ALBANY, N.Y. — Friday’s matchup between Harvard and Dartmouth in the ECACHL semifinals was highly anticipated, as the two teams split a pair of games early in the regular season, with each team posting a decisive win in its home building. But no matter the parity in regular-season play, the Crimson has owned the Big Green in the postseason over the last few seasons — defeating Dartmouth in the semifinals in both 2003 and 2004.
This year was no different, as Harvard took a 2-0 lead through one, exploded for four goals in the second and added four more in the third en route to a 10-1 win over Dartmouth in the early game of the ECACHL semifinals.
“It was one of those nights you have where nothing seems to go right,” said Dartmouth coach Bob Gaudet. “I thought we had an excellent start to the game, but Harvard is an excellent team, and we gave them some opportunities, and they put it in the back of the net.”
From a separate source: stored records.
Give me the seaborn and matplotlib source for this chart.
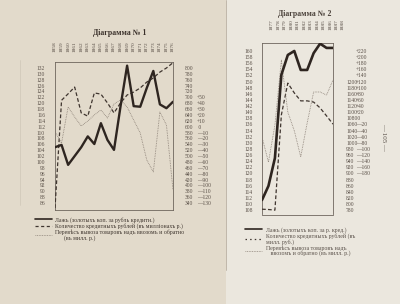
import numpy as np
import pandas as pd
import matplotlib
matplotlib.use("Agg")
import matplotlib.pyplot as plt
import matplotlib.transforms as mtransforms
from matplotlib.lines import Line2D
from matplotlib.patches import Rectangle
import seaborn as sns

# ---------------- data: Diagram No 1 ----------------
years1 = [1858, 1859, 1860, 1861, 1862, 1863, 1864, 1865, 1866, 1867,
          1868, 1869, 1870, 1871, 1872, 1873, 1874, 1875, 1876]
agio1 = [105.0, 105.8, 99.0, 102.0, 105.0, 108.7, 106.1, 113.2, 107.5, 104.1,
         119.0, 132.8, 119.0, 118.8, 125.2, 131.0, 119.6, 118.3, 120.5]
credit1 = [323, 690, 712, 735, 647, 636, 715, 711, 681, 647,
           681, 708, 718, 732, 752, 766, 786, 800, 818]
balance1 = [-8.5, -27.8, 33.6, 16.5, 1.2, 9.7, 20.0, 28.4, 14.8, 38.7,
            45.5, 33.6, 11.4, -10.7, -56.7, -77.0, 25.0, 2.9, -107.8]

agio1_ticks = list(range(86, 133, 2))
credit1_ticks = list(range(340, 801, 20))
balance1_ticks = list(range(-130, 51, 10))

# ---------------- data: Diagram No 2 ----------------
years2 = [1877, 1878, 1879, 1880, 1881, 1882, 1883, 1884, 1885, 1886, 1887, 1888]
agio2 = [111.3, 115.9, 125.0, 152.2, 158.7, 160.0, 153.8, 153.8, 159.3, 162.4, 161.0, 161.0]
credit2 = [783, 782, 780, 1091, 1195, 1163, 1137, 1137, 1133, 1114, 1088, 1061]
balance2 = [-61, -143, -22, 190, 20, -40, -126, -15, 86, 86, 76, 125]

agio2_ticks = list(range(108, 161, 2))
credit2_ticks = list(range(780, 1201, 20))
balance2_ticks = list(range(-180, 221, 20))

title1 = "Діаграмма № 1"
title2 = "Діаграмма № 2"
legend1 = ["Лажъ (золотыхъ коп. за рубль кредитн.)",
           "Количество кредитныхъ рублей (въ милліонахъ р.)",
           "Перевѣсъ вывоза товаровъ надъ ввозомъ и обратно\n      (въ милл. р.)"]
legend2 = ["Лажъ (золотыхъ коп. за р. кред.)",
           "Количество кредитныхъ рублей (въ\nмилл. руб.)",
           "Перевѣсъ вывоза товаровъ надъ\n   ввозомъ и обратно (въ милл. р.)"]
page_no = "— 105 —"

# ---------------- styling ----------------
sns.set_theme(style="white")
SERIF = ["Liberation Serif", "DejaVu Serif"]
plt.rcParams["font.family"] = SERIF

INK = "#2e2520"
INK2 = "#3f352f"
INK3 = "#877c72"
TXT = "#5a5048"
FRAME = "#6e655d"

W, H = 400, 304
fig = plt.figure(figsize=(W / 100, H / 100), dpi=100)
fig.patch.set_facecolor("#e6dfd1")
fig.add_artist(Rectangle((0, 0), 226 / W, 1, transform=fig.transFigure,
                         facecolor="#e2dacb", edgecolor="none", zorder=-10))
fig.add_artist(Rectangle((226 / W, 0), 1 - 226 / W, 1, transform=fig.transFigure,
                         facecolor="#ebe7de", edgecolor="none", zorder=-10))
fig.add_artist(Line2D([226 / W, 226 / W], [1 - 270 / H, 1], transform=fig.transFigure,
                      color="#b9b0a2", lw=0.6, zorder=-5))
fig.add_artist(Line2D([20 / W, 20 / W], [1 - 205 / H, 1 - 60 / H], transform=fig.transFigure,
                      color="#cfc7b8", lw=0.5, zorder=-5))


def fx(px):
    return px / W


def fy(py):
    return 1 - py / H


def sign_fmt(v):
    if v > 0:
        return f"+{v}"
    if v < 0:
        return f"—{abs(v)}"
    return " 0"


def panel(rect, years, agio, credit, balance, lims, ticks, pads, xlab_pad, xlab_shift,
          lw_main):
    left, top, right, bottom = rect
    ax = fig.add_axes([fx(left), fy(bottom), fx(right - left), (bottom - top) / H])
    axb = ax.twinx()
    axc = ax.twinx()
    axt = ax.twinx()
    x = list(range(len(years)))
    for a in (ax, axb, axc, axt):
        a.set_facecolor("none")
        a.grid(False)

    sns.lineplot(x=x, y=balance, ax=axc, color=INK3, lw=0.6,
                 linestyle=(0, (0.9, 1.1)), sort=False)
    sns.lineplot(x=x, y=credit, ax=axb, color=INK2, lw=0.9,
                 linestyle=(0, (3.0, 1.8)), sort=False)
    sns.lineplot(x=x, y=agio, ax=axt, color=INK, lw=lw_main, sort=False)

    ax.set_xlim(0, len(years) - 1)
    ax.set_ylim(*lims[0])
    axt.set_ylim(*lims[0])
    axb.set_ylim(*lims[1])
    axc.set_ylim(*lims[2])

    ax.set_yticks(ticks[0])
    ax.set_yticklabels([str(t) for t in ticks[0]])
    axb.set_yticks(ticks[1])
    axb.set_yticklabels([str(t) for t in ticks[1]])
    axc.set_yticks(ticks[2])
    axc.set_yticklabels([sign_fmt(t) for t in ticks[2]])
    axt.set_yticks([])
    ax.tick_params(axis="y", length=0, pad=pads[0], labelsize=4, labelcolor=TXT)
    axb.tick_params(axis="y", length=0, pad=pads[1], labelsize=4, labelcolor=TXT)
    axc.tick_params(axis="y", length=0, pad=pads[2], labelsize=4, labelcolor=TXT)

    ax.set_xticks(x)
    ax.set_xticklabels([str(y) for y in years], rotation=90)
    ax.tick_params(axis="x", length=0, pad=xlab_pad, labelsize=3.8, labelcolor=TXT,
                   top=False, bottom=False, labeltop=True, labelbottom=False)
    if xlab_shift:
        off = mtransforms.ScaledTranslation(xlab_shift / 100, 0, fig.dpi_scale_trans)
        for lab in ax.get_xticklabels():
            lab.set_transform(lab.get_transform() + off)
    for a in (axb, axc, axt):
        a.tick_params(axis="x", length=0, top=False, bottom=False,
                      labeltop=False, labelbottom=False)
    for a in (ax, axb, axc, axt):
        a.set_xlabel("")
        a.set_ylabel("")
    for s in ax.spines.values():
        s.set_visible(True)
        s.set_color(FRAME)
        s.set_linewidth(0.6)
    for a in (axb, axc, axt):
        for s in a.spines.values():
            s.set_visible(False)
    return ax, axb, axc, axt


# Diagram 1: box 55..173 x, 62..210 y (pixels)
ax1 = panel((55, 62, 173, 210), years1, agio1, credit1, balance1,
            [(83.62, 134.04), (316.2, 820.4), (-141.9, 110.2)],
            [agio1_ticks, credit1_ticks, balance1_ticks],
            (7.2, 8.6, 17.0), 7.4, 0, 1.7)

# Diagram 2: box 262..333 x, 43..214.5 y
ax2 = panel((262, 43, 333, 214.5), years2, agio2, credit2, balance2,
            [(106.57, 162.61), (765.7, 1326.1), (-314.3, 246.1)],
            [agio2_ticks, credit2_ticks, balance2_ticks],
            (6.5, 9.4, 16.5), 9.4, 10, 1.9)

fig.text(fx(120), fy(33), title1, ha="center", va="center", fontsize=5.6,
         fontweight="bold", color="#3a302a")
fig.text(fx(305), fy(14), title2, ha="center", va="center", fontsize=5.6,
         fontweight="bold", color="#4a413a")

h1 = [Line2D([], [], color=INK, lw=1.2),
      Line2D([], [], color=INK2, lw=0.9, linestyle=(0, (2.5, 2.0))),
      Line2D([], [], color=INK3, lw=0.6, linestyle=(0, (0.9, 1.1)))]
leg1 = fig.legend(h1, legend1, loc="upper left", bbox_to_anchor=(fx(35), fy(217)),
                  bbox_transform=fig.transFigure, frameon=False, fontsize=4.2,
                  handlelength=2.9, handletextpad=0.5, labelspacing=0.05,
                  borderpad=0, borderaxespad=0)
for t in leg1.get_texts():
    t.set_color("#3f362f")
    t.set_linespacing(1.0)

h2 = [Line2D([], [], color=INK, lw=1.2),
      Line2D([], [], color=INK2, lw=0.9, linestyle=(0, (1.2, 2.5))),
      Line2D([], [], color=INK3, lw=0.6, linestyle=(0, (0.9, 1.1)))]
leg2 = fig.legend(h2, legend2, loc="upper left", bbox_to_anchor=(fx(245), fy(227)),
                  bbox_transform=fig.transFigure, frameon=False, fontsize=4.2,
                  handlelength=2.9, handletextpad=0.7, labelspacing=0.05,
                  borderpad=0, borderaxespad=0)
for t in leg2.get_texts():
    t.set_color("#5a514a")
    t.set_linespacing(1.0)

fig.text(fx(384), fy(137), page_no, rotation=-90, ha="center", va="center",
         fontsize=5, color="#5a514a")

fig.savefig("out.png", dpi=100, facecolor=fig.get_facecolor())
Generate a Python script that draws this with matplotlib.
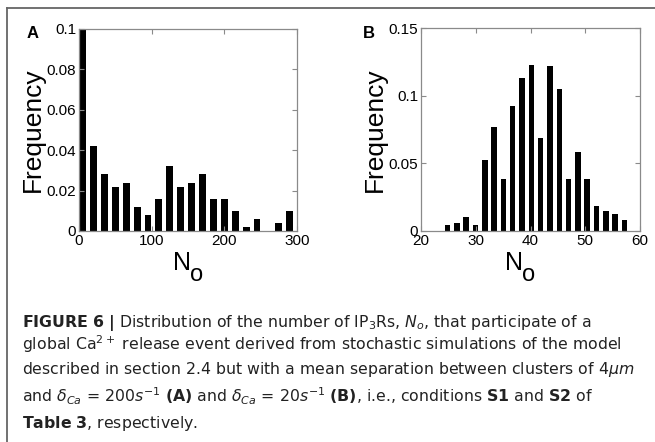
import numpy as np
import matplotlib.pyplot as plt
from matplotlib.lines import Line2D

plt.rcParams['font.family'] = ['Liberation Sans', 'DejaVu Sans']
plt.rcParams['mathtext.fontset'] = 'dejavusans'

# panel A: histogram of N_o (S1)
binsA = 5 + 15 * np.arange(20)
freqA = [0.100, 0.042, 0.028, 0.022, 0.024, 0.012, 0.008, 0.016, 0.032, 0.022,
         0.024, 0.028, 0.016, 0.016, 0.010, 0.002, 0.006, 0.000, 0.004, 0.010]
xticksA = [0, 100, 200, 300]
yticksA = [0, 0.02, 0.04, 0.06, 0.08, 0.1]
ylabsA = ['0', '0.02', '0.04', '0.06', '0.08', '0.1']

# panel B: histogram of N_o (S2)
binsB = 24.85 + 1.7 * np.arange(20)
freqB = [0.0042, 0.0062, 0.0101, 0.0042, 0.0523, 0.0765, 0.0385, 0.0925, 0.1128, 0.1229,
         0.0688, 0.1219, 0.1049, 0.0385, 0.0582, 0.0385, 0.0183, 0.0148, 0.0123, 0.0084]
xticksB = [20, 30, 40, 50, 60]
yticksB = [0, 0.05, 0.1, 0.15]
ylabsB = ['0', '0.05', '0.1', '0.15']

fig = plt.figure(figsize=(6.55, 4.42), dpi=100)
W, H = 655.0, 442.0


def setup(ax, xlim, ylim, xt, yt, ylabs):
    ax.set_xlim(*xlim)
    ax.set_ylim(*ylim)
    ax.set_xticks(xt)
    ax.set_xticklabels([str(v) for v in xt])
    ax.set_yticks(yt)
    ax.set_yticklabels(ylabs)
    for s in ax.spines.values():
        s.set_color('#8a8a8a')
        s.set_linewidth(0.9)
    ax.tick_params(direction='in', length=3.5, width=0.8, color='#8a8a8a',
                   top=True, right=True, labelsize=11, pad=2)
    ax.set_ylabel('Frequency', fontsize=19, labelpad=1)


def xlabel_no(xn):
    # "N" with a large lowered "o", as in the original figure
    fig.text(xn / W, 1 - 270 / H, 'N', fontsize=18, va='baseline', ha='left')
    fig.text((xn + 17) / W, 1 - 281 / H, 'o', fontsize=17, va='baseline', ha='left')


axA = fig.add_axes([79 / W, 1 - 231 / H, 218 / W, 202 / H])
axA.bar(binsA, freqA, width=9.5, color='black')
setup(axA, (0, 300), (0, 0.1), xticksA, yticksA, ylabsA)
xlabel_no(173)

axB = fig.add_axes([421 / W, 1 - 231 / H, 219 / W, 203 / H])
axB.bar(binsB, freqB, width=1.0, color='black')
setup(axB, (20, 60), (0, 0.15), xticksB, yticksB, ylabsB)
xlabel_no(505)

fig.text(27 / W, 1 - 38 / H, 'A', fontsize=12, fontweight='bold')
fig.text(363 / W, 1 - 38 / H, 'B', fontsize=12, fontweight='bold')

# border of the figure box
fig.add_artist(Line2D([7 / W, 7 / W], [0, 1 - 8 / H], color='#666666', lw=1.3))
fig.add_artist(Line2D([7 / W, 1], [1 - 8 / H, 1 - 8 / H], color='#666666', lw=1.3))

caption = [
    r'$\mathbf{FIGURE\ 6\ |}$ Distribution of the number of IP$_3$Rs, $N_o$, that participate of a',
    r'global Ca$^{2+}$ release event derived from stochastic simulations of the model',
    r'described in section 2.4 but with a mean separation between clusters of 4$\mu m$',
    r'and $\delta_{Ca}$ = 200$s^{-1}$ $\mathbf{(A)}$ and $\delta_{Ca}$ = 20$s^{-1}$ $\mathbf{(B)}$, i.e., conditions $\mathbf{S1}$ and $\mathbf{S2}$ of',
    r'$\mathbf{Table\ 3}$, respectively.',
]
baselines = [327, 350, 374, 402, 428]
for line, yb in zip(caption, baselines):
    fig.text(22 / W, 1 - yb / H, line, fontsize=11.3, color='#222222',
             va='baseline', family='DejaVu Sans')

fig.savefig('out.png', dpi=100)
Harvard received a couple key saves in the first 10 minutes from goaltender John Daigneau to keep the score deadlocked at 0-0, and then broke onto the scoreboard at 9:01 of the first. Forward Paul Dufault took a quick shot for the right faceoff circle, but Dartmouth goaltender Mike Devine made the save. The puck rebounded far off Devine’s pads and was met by onrushing Harvard defender Tom Walsh, who popped it by a prone Devine to give the Crimson a 1-0 lead.
Harvard’s defense contributed the team’s second goal as well, as Dylan Reese put back a rebound of Steve Mandes’ shot at 13:35 of the first to give Harvard the 2-0 lead.
The Crimson scored its first goal of the second period just over a minute in, when forward Tyler Magura took a pass off a rush by defenseman Brian McCafferty and wristed a sharp shot by Devine. The Crimson’s Paul Dufault added a power-play goal three minutes later to stretch the lead to 4-0, but Harvard’s biggest goal was its fifth.
Down 4-0, Dartmouth went on the power play after a roughing penalty against Harvard’s Dave MacDonald. Before the Big Green could even begin to set up, however, the Crimson came through with its second shorthanded goal in as many games.
Mandes got control of the puck in the Harvard end, skated swiftly up the left side along the boards, through center ice and into the Dartmouth zone. In stride, he ripped a shot on net for Harvard’s fifth goal of the game, an unassisted shorthander for the junior forward.
Following that frustration, Dartmouth was presented with another opportunity to regain ground: the team had 40 seconds on a five-on-three advantage thanks to consecutive penalties to Harvard’s David MacDonald and Jack Christian.
The Big Green put pressure on Harvard during the power play, taking a couple of quality shots, holding the puck in the zone and working it around the perimeter looking for a gap in the defense. But the Harvard defense held out for all of the five-on-three and the remaining 1:20 of Christian’s penalty without allowing a score.
“That was a tough one,” admitted Gaudet. “There’s no question that [the shorthanded goal] was a deflating part of the game.”
“Obviously, staring down a five-on-three with the type of offensive firepower that Dartmouth has, we were certainly a little nervous at that point,” said Harvard coach Ted Donato. “I though we did a good job killing the penalty; John made some big saves there.”
“To come back and get the shorthanded goal was a little bit of a backbreaker, I’m sure, for Dartmouth,” he continued.
Dartmouth kept Harvard off the board for almost all the remaining time in the second period, until the Crimson’s Kevin Du scored one of the most beautiful breakaway goals of the year. He skated with speed into the Dartmouth end, maneuvered around the first defender and then slipped back behind the second before faking out Devine and backhanding the puck into the net with eight seconds left in the second.
In the third, Jon Pelle scored the team’s seventh goal three minutes in, and then Dartmouth’s Nick Johnson finally got the Big Green on the board following a great setup pass by forward Eric Przepiorka. Harvard’s Dufault and Mandes scored their second goals of the game, and Maki ended the scoring late in the third with Harvard’s 10th goal.
“Dartmouth’s a very good team, and early in the game had some good opportunities,” said Donato. “John [Daigneau] stood tall in the net, and then the ball got rolling in the wrong direction for them. We got some breaks, we made some individual efforts and some great plays.”
“I thought we came out hard, and I was ready for a hard-working game,” said Dartmouth captain Mike Ouellette. “But they got a couple of bounces right away and put the puck away early and often.”
“It is hard to play catch-up when you are expecting to play a hard-working game,” he added.
Dartmouth will play Saturday afternoon at 4:30 p.m. in the consolation game against the loser of Friday’s other semifinal featuring Cornell and Colgate. Harvard will face the winner in the championship at 8 p.m.